When you find yourself becoming more skillful at noticing and labeling your emotions and becoming more familiar with your intentional breathing, you will find that you are better equipped to be present for your children when you see and feel their emotions. You can be present to their stress, fear or sadness without distancing from them, and without blaming them. You can be available to validate their emotions and to turn toward their bids to connect with you. These are the opportunities for you to connect with your kids, to cultivate a healthy attachment as you model care and comfort. As you inhabit yourself, your kids will come to inhabit your presence as a shelter where they know they are safe.

Compassion and Repair

As you learn more about mindfulness and emotion regulation, you can reflect on your life experiences.
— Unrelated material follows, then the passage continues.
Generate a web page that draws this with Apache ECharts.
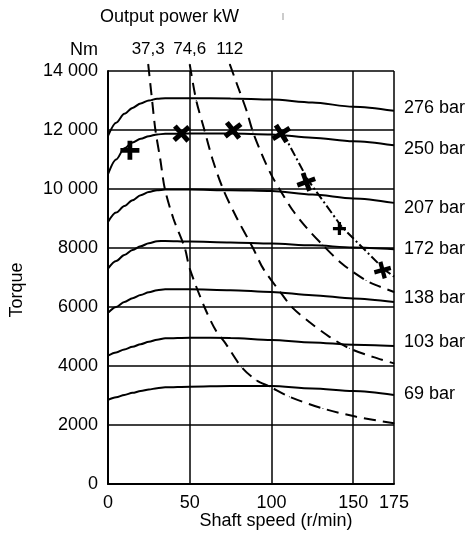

Consider the likelihood that your attachment figures, mom and dad, or other adults in your early childhood had inherited invalidation, distress, and confusion and passed this legacy to you. Generations of neural wiring and modeling are difficult to change, but they can be changed, and with a view of understanding that all behaviors are caused, you, me, us, all of us we can perhaps have at least a modicum of compassion for our forebearers. The insights that can emerge from these considerations can aid you refurbishing your self-understanding, see yourself in a new light. When you feel angry or irritated while parenting, you don’t have to let yourself become drawn into a vortex of self-loathing which changes nothing. Rather, you can note your distress, and say to yourself: “Of course I’m irritated. That’s what I do. After twenty (or thirty or forty, etc.) years of practice, I’m an expert at being irritated in these situations.” All the while breathing, recollecting yourself within your mind and body, loosening your attachment to your old way of doing and being.

Remember breath will help you regulate the body that you live in, and that’s where all the action lives. Mind and body are a unity, so you can change your emotions by first accepting and listing them to yourself, as noted above, and by doing otherwise in the moment of distress. You can practice opposite-action as we call it in DBT. Mindfully, intentionally turning your mind and body in a direction that alters the present distress, widening the space between stimuli and response, and thereby widening your options for responding to whatever the situation may be. Whether you’re facing a sea of legos strewn about the house, or the potential of forks-in-toasters, or robust sibling rivalry, or the simple whining of a hungry infant, you can allow your emotions while choosing the wise course of action, collecting moments of response and safety. Through this process, if you’re anything like me, or like my clients, you will not only begin to make more sense to yourself, and not only will your children feel safe with you, you will also notice that you are less miserable, reducing your own emotional suffering.

In closing here, I offer this:

“History is not destiny. By making sense of your own story, you can be the kind of parent you want to be–regardless of how you were parented.”

Daniel Siegel and Tina P. Bryson, The Power of Showing Up, 2020, p. 28.